_What is expected_
Copy the data exactly as it appears, and do not include any pictures.

— Start of Dataset section —

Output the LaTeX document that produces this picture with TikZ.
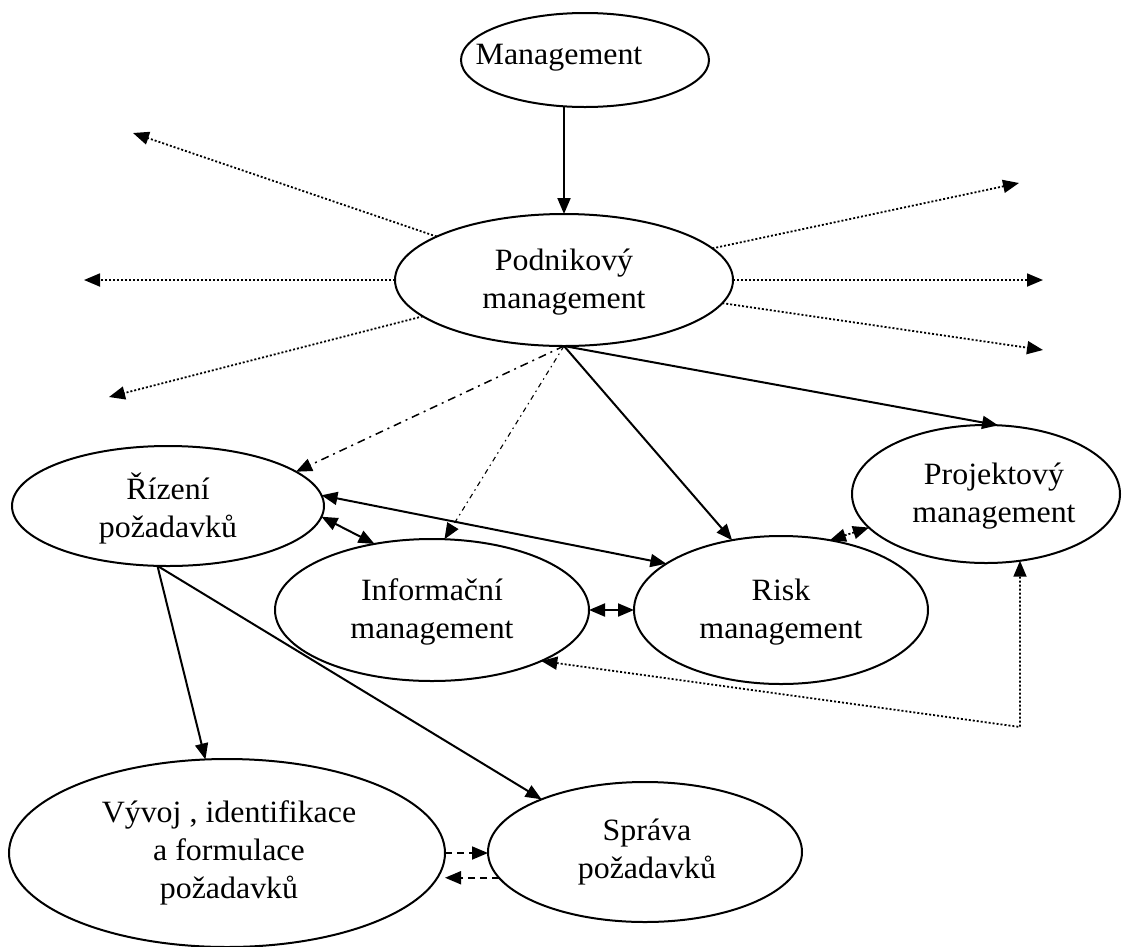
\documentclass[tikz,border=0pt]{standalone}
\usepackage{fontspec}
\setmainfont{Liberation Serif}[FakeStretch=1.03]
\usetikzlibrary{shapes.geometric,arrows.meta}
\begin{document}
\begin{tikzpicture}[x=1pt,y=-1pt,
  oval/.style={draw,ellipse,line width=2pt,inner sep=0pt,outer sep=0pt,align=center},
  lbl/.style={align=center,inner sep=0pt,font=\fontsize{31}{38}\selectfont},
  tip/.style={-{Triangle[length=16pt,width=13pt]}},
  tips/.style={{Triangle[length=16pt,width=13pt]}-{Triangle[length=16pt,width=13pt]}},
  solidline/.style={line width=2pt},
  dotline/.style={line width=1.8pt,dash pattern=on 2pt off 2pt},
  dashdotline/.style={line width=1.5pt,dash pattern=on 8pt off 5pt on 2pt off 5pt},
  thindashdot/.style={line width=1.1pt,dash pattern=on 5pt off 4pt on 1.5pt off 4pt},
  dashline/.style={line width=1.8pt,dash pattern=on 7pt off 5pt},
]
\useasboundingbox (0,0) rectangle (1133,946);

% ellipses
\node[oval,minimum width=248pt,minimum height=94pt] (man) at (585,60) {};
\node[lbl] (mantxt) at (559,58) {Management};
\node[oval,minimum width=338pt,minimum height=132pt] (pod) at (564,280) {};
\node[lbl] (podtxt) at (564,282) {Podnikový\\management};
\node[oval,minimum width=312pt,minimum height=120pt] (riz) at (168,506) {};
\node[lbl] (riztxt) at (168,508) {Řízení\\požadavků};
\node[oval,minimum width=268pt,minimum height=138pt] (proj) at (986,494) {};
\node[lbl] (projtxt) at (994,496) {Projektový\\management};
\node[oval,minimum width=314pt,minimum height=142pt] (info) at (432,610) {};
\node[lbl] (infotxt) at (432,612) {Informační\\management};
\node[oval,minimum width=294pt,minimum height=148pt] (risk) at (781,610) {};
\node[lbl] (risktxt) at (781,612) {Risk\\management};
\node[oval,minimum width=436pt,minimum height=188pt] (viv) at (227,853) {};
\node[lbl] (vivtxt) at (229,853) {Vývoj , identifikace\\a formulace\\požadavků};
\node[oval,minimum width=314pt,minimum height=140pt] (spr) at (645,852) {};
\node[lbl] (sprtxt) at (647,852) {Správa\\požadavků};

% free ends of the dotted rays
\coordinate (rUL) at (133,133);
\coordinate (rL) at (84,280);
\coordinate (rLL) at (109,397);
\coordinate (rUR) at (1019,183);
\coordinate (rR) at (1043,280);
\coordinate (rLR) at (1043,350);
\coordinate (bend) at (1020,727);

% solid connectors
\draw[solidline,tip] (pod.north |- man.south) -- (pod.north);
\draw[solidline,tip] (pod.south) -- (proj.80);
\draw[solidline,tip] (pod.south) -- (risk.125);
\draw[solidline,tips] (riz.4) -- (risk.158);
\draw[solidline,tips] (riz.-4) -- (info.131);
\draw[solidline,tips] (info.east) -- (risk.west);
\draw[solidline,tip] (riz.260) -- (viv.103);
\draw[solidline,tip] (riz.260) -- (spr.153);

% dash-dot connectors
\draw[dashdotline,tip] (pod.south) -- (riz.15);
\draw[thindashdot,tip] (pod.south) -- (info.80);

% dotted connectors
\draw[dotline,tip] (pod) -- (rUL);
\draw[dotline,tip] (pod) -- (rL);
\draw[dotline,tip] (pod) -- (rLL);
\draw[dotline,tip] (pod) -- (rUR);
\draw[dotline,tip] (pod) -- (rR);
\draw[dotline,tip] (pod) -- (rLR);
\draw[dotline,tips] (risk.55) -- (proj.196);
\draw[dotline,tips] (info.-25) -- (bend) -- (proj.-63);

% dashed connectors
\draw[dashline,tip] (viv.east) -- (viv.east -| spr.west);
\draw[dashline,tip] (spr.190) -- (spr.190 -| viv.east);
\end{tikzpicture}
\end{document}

— End of Dataset section —

_Solution to the problem_
Output the LaTeX document that produces this picture with TikZ.
\documentclass[tikz,border=0pt]{standalone}
\usepackage{fontspec}
\setmainfont{Liberation Serif}[FakeStretch=1.03]
\usetikzlibrary{shapes.geometric,arrows.meta}
\begin{document}
\begin{tikzpicture}[x=1pt,y=-1pt,
  oval/.style={draw,ellipse,line width=2pt,inner sep=0pt,outer sep=0pt,align=center},
  lbl/.style={align=center,inner sep=0pt,font=\fontsize{31}{38}\selectfont},
  tip/.style={-{Triangle[length=16pt,width=13pt]}},
  tips/.style={{Triangle[length=16pt,width=13pt]}-{Triangle[length=16pt,width=13pt]}},
  solidline/.style={line width=2pt},
  dotline/.style={line width=1.8pt,dash pattern=on 2pt off 2pt},
  dashdotline/.style={line width=1.5pt,dash pattern=on 8pt off 5pt on 2pt off 5pt},
  thindashdot/.style={line width=1.1pt,dash pattern=on 5pt off 4pt on 1.5pt off 4pt},
  dashline/.style={line width=1.8pt,dash pattern=on 7pt off 5pt},
]
\useasboundingbox (0,0) rectangle (1133,946);

% ellipses
\node[oval,minimum width=248pt,minimum height=94pt] (man) at (585,60) {};
\node[lbl] (mantxt) at (559,58) {Management};
\node[oval,minimum width=338pt,minimum height=132pt] (pod) at (564,280) {};
\node[lbl] (podtxt) at (564,282) {Podnikový\\management};
\node[oval,minimum width=312pt,minimum height=120pt] (riz) at (168,506) {};
\node[lbl] (riztxt) at (168,508) {Řízení\\požadavků};
\node[oval,minimum width=268pt,minimum height=138pt] (proj) at (986,494) {};
\node[lbl] (projtxt) at (994,496) {Projektový\\management};
\node[oval,minimum width=314pt,minimum height=142pt] (info) at (432,610) {};
\node[lbl] (infotxt) at (432,612) {Informační\\management};
\node[oval,minimum width=294pt,minimum height=148pt] (risk) at (781,610) {};
\node[lbl] (risktxt) at (781,612) {Risk\\management};
\node[oval,minimum width=436pt,minimum height=188pt] (viv) at (227,853) {};
\node[lbl] (vivtxt) at (229,853) {Vývoj , identifikace\\a formulace\\požadavků};
\node[oval,minimum width=314pt,minimum height=140pt] (spr) at (645,852) {};
\node[lbl] (sprtxt) at (647,852) {Správa\\požadavků};

% free ends of the dotted rays
\coordinate (rUL) at (133,133);
\coordinate (rL) at (84,280);
\coordinate (rLL) at (109,397);
\coordinate (rUR) at (1019,183);
\coordinate (rR) at (1043,280);
\coordinate (rLR) at (1043,350);
\coordinate (bend) at (1020,727);

% solid connectors
\draw[solidline,tip] (pod.north |- man.south) -- (pod.north);
\draw[solidline,tip] (pod.south) -- (proj.80);
\draw[solidline,tip] (pod.south) -- (risk.125);
\draw[solidline,tips] (riz.4) -- (risk.158);
\draw[solidline,tips] (riz.-4) -- (info.131);
\draw[solidline,tips] (info.east) -- (risk.west);
\draw[solidline,tip] (riz.260) -- (viv.103);
\draw[solidline,tip] (riz.260) -- (spr.153);

% dash-dot connectors
\draw[dashdotline,tip] (pod.south) -- (riz.15);
\draw[thindashdot,tip] (pod.south) -- (info.80);

% dotted connectors
\draw[dotline,tip] (pod) -- (rUL);
\draw[dotline,tip] (pod) -- (rL);
\draw[dotline,tip] (pod) -- (rLL);
\draw[dotline,tip] (pod) -- (rUR);
\draw[dotline,tip] (pod) -- (rR);
\draw[dotline,tip] (pod) -- (rLR);
\draw[dotline,tips] (risk.55) -- (proj.196);
\draw[dotline,tips] (info.-25) -- (bend) -- (proj.-63);

% dashed connectors
\draw[dashline,tip] (viv.east) -- (viv.east -| spr.west);
\draw[dashline,tip] (spr.190) -- (spr.190 -| viv.east);
\end{tikzpicture}
\end{document}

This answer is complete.